My name is Hang Y. Youk, a student at University of Houston, Texas majoring in accounting. My father came to the United States to earn his doctorate degree in theology at the Houston Graduate School of Theology. He decided to settle in this country when a church offered him a job and a green card for him and the rest of the family including myself. We came to the US in 1998. Since then, I have worked diligently to maintain a 3.9 GPA at school and taken a leadership role as a cell leader and an educational coordinator at the Korean Christian Church of Houston. My family was happy, content, and waiting to be given the much desired legal status to reside in this country until that night. Without even having sufficient time to mourn for the loss of my loving father, we were immediately faced with the grave uncertainty and fear of unstable status in America and hence with obstacles of finding employment and making a living.
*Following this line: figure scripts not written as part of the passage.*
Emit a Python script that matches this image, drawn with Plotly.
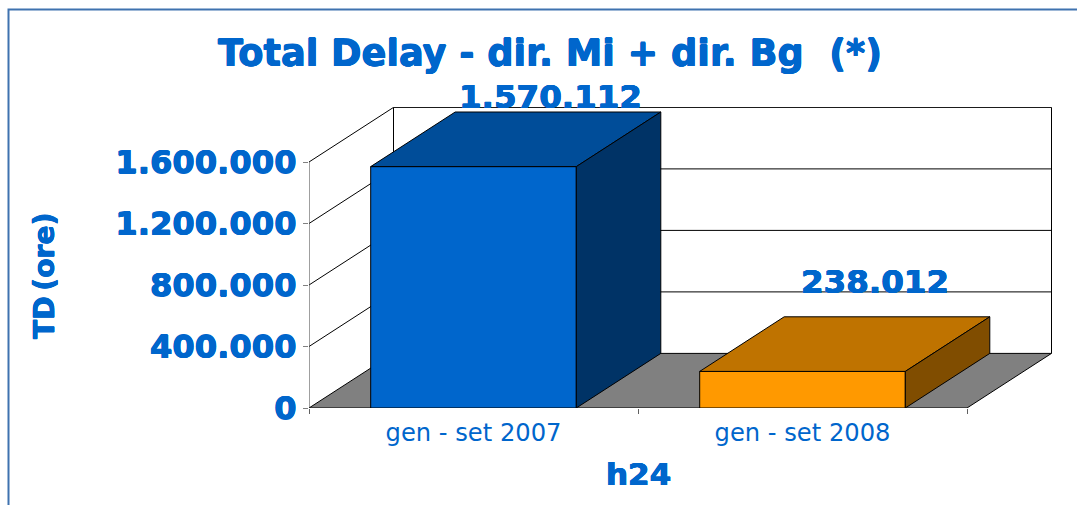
import plotly.graph_objects as go

# Data
categories = ["gen - set 2007", "gen - set 2008"]
values = [1570112, 238012]
front_colors = ["#0066CC", "#FF9900"]
top_colors = ["#004D99", "#BF7300"]
side_colors = ["#003366", "#804D00"]
y_ticks = [0, 400000, 800000, 1200000, 1600000]

BLUE = "#0066CC"
FONT = "DejaVu Sans"
HEAVY = "0.45px 0 0 #0066CC, -0.45px 0 0 #0066CC, 0 0.45px 0 #0066CC, 0 -0.45px 0 #0066CC"
W, H = 1077, 505
L, R, T, B = 309, 25, 107, 97
PX_PER_CAT = 329.0
PX_PER_VAL = 246.0 / 1600000
DEPTH_X = 84.5 / PX_PER_CAT
DEPTH_Y = 54.6 / PX_PER_VAL
BAR_W = 1 / 1.6
N = len(categories)


def dot(v):
    return f"{v:,}".replace(",", ".")


def proj(cat, val, depth):
    return cat + depth * DEPTH_X, val + depth * DEPTH_Y


def poly(corners):
    pts = [proj(*c) for c in corners]
    pts.append(pts[0])
    return [p[0] for p in pts], [p[1] for p in pts]


fig = go.Figure()


def add_poly(corners, fill, line="#000000", lw=1, axes=("x", "y"), closed=True):
    xs, ys = poly(corners)
    if not closed:
        xs, ys = xs[:-1], ys[:-1]
    fig.add_trace(go.Scatter(
        x=xs, y=ys, mode="lines", fill="toself" if fill else None, fillcolor=fill,
        line=dict(color=line, width=lw), hoverinfo="skip", showlegend=False,
        xaxis=axes[0], yaxis=axes[1], cliponaxis=False,
    ))


# Floor
add_poly([(0, 0, 0), (N, 0, 0), (N, 0, 1), (0, 0, 1)], "#808080")
# Gridlines on the side and back walls
for v in y_ticks[1:]:
    add_poly([(0, v, 0), (0, v, 1), (N, v, 1)], None, closed=False)
# Back wall verticals and front axis line
add_poly([(0, 0, 1), (0, y_ticks[-1], 1)], None, closed=False)
add_poly([(N, 0, 1), (N, y_ticks[-1], 1)], None, closed=False)
add_poly([(0, 0, 0), (0, y_ticks[-1], 0)], None, line="#404040", closed=False)

# Bars: front faces on an overlay so that they sit above the walls
centres = [i + 0.5 for i in range(N)]
fig.add_trace(go.Bar(
    x=centres, y=values, width=BAR_W, xaxis="x2", yaxis="y2", showlegend=False,
    marker=dict(color=front_colors, line=dict(color="#000000", width=1)),
    hoverinfo="skip", cliponaxis=False,
))
for c, v, tc, sc in zip(centres, values, top_colors, side_colors):
    a, b = c - BAR_W / 2, c + BAR_W / 2
    add_poly([(a, v, 0), (b, v, 0), (b, v, 1), (a, v, 1)], tc, axes=("x2", "y2"))
    add_poly([(b, 0, 0), (b, v, 0), (b, v, 1), (b, 0, 1)], sc, axes=("x2", "y2"))

x_range = [0, (W - L - R) / PX_PER_CAT]
y_range = [0, (H - T - B) / PX_PER_VAL]


def px_x(p):
    return (p - L) / (W - L - R)


def px_y(p):
    return (H - B - p) / (H - T - B)


annotations = [
    dict(text=dot(v), x=c, y=v, xref="x2", yref="y2", xshift=sx, yshift=sy, showarrow=False,
         font=dict(family=FONT, size=32.5, color=BLUE, weight="bold", shadow=HEAVY),
         xanchor="center", yanchor="middle")
    for c, v, sx, sy in zip(centres, values, [77, 72], [70, 89])
]
annotations += [
    dict(text="h24", x=px_x(638), y=px_y(474), xref="paper", yref="paper", showarrow=False,
         font=dict(family=FONT, size=31, color=BLUE, weight="bold", shadow=HEAVY),
         xanchor="center", yanchor="middle"),
    dict(text="TD\u2009(ore)", x=px_x(44), y=px_y(276), xref="paper", yref="paper", showarrow=False, textangle=-90,
         font=dict(family=FONT, size=28.2, color=BLUE, weight="bold", shadow=HEAVY),
         xanchor="center", yanchor="middle"),
]

fig.update_layout(
    width=W, height=H, autosize=False,
    margin=dict(l=L, r=R, t=T, b=B, pad=0),
    paper_bgcolor="#FFFFFF", plot_bgcolor="rgba(0,0,0,0)", showlegend=False,
    title=dict(text="Total Delay - dir. Mi + dir. Bg \u00a0(*)", x=550 / W, xanchor="center", xref="container",
               y=1 - 53 / H, yanchor="middle",
               font=dict(family=FONT, size=36.7, color=BLUE, weight="bold", shadow=HEAVY)),
    xaxis=dict(range=x_range, showgrid=False, zeroline=False, showline=False,
               tickmode="array", tickvals=centres, ticktext=categories, ticks="", ticklabelstandoff=8,
               tickfont=dict(family=FONT, size=24.2, color=BLUE),
               minor=dict(tickmode="array", tickvals=list(range(N + 1)), ticks="outside", ticklen=5,
                          tickcolor="#606060", tickwidth=1, showgrid=False)),
    yaxis=dict(range=y_range, showgrid=False, zeroline=False, showline=False,
               tickmode="array", tickvals=y_ticks, ticktext=[dot(v) for v in y_ticks],
               ticks="outside", ticklen=5, tickcolor="#808080", tickwidth=1,
               tickfont=dict(family=FONT, size=32.2, color=BLUE, weight="bold", shadow=HEAVY)),
    xaxis2=dict(overlaying="x", matches="x", visible=False, range=x_range),
    yaxis2=dict(overlaying="y", matches="y", visible=False, range=y_range),
    annotations=annotations,
    shapes=[dict(type="rect", xref="paper", yref="paper", x0=px_x(8.5), x1=px_x(1120), y0=px_y(9.5), y1=px_y(540),
                 line=dict(color="#3F72AF", width=2), fillcolor="rgba(0,0,0,0)", layer="below")],
)

fig.write_html("out.html", post_script="document.body.style.margin='0';document.body.style.overflow='hidden';",
               config={"displayModeBar": False})
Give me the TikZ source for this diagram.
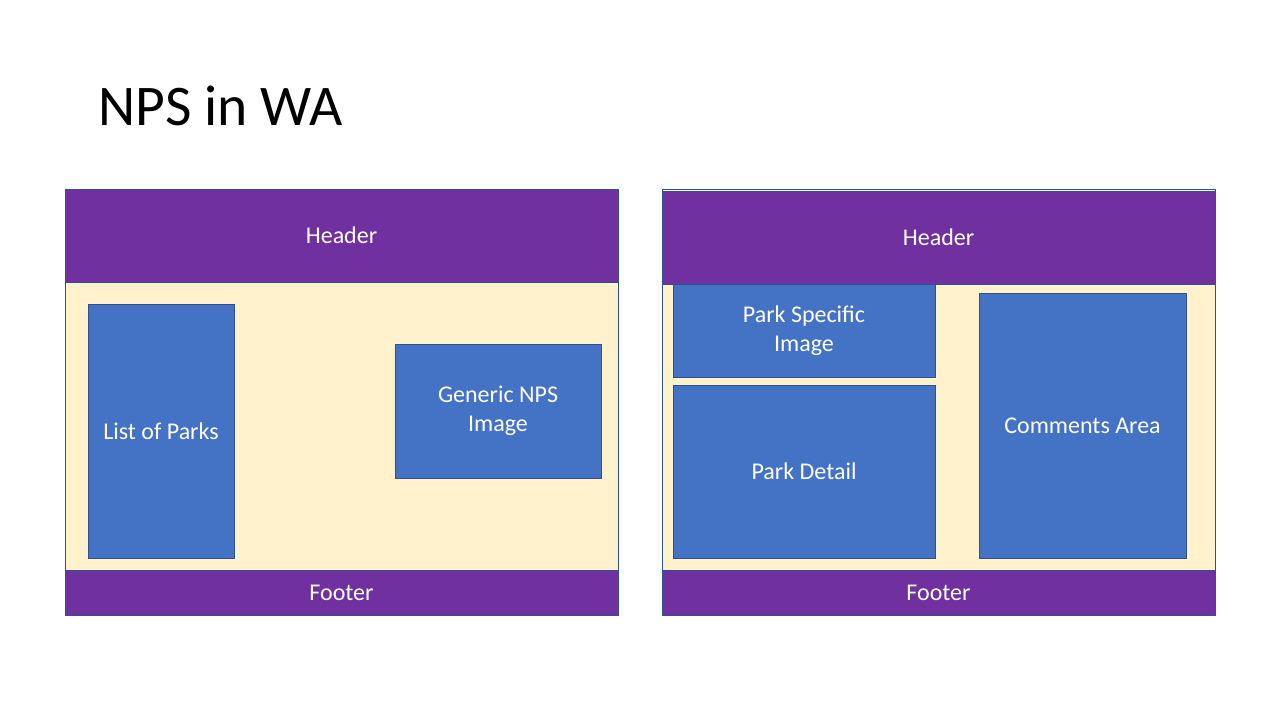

Despite the heartbreaking and painful struggles, I still believe in the American Dream which can only be realized through relentless efforts and courage to adhere to the principle of equal opportunity and meritocracy. My story is not at all an exceptional or unique one. It represents the harsh reality that countless immigrants face in this country. From Houston I get on this train carrying the undying hope of that my mother and sister can continue to live in this country they call home without any fear of deportation or discrimination. And, I join this cause with the dream of shedding new light on the negative yet flawed images of immigrants, thereby leading many to realize that we are constructive members of this society and will continue to make positive contributions.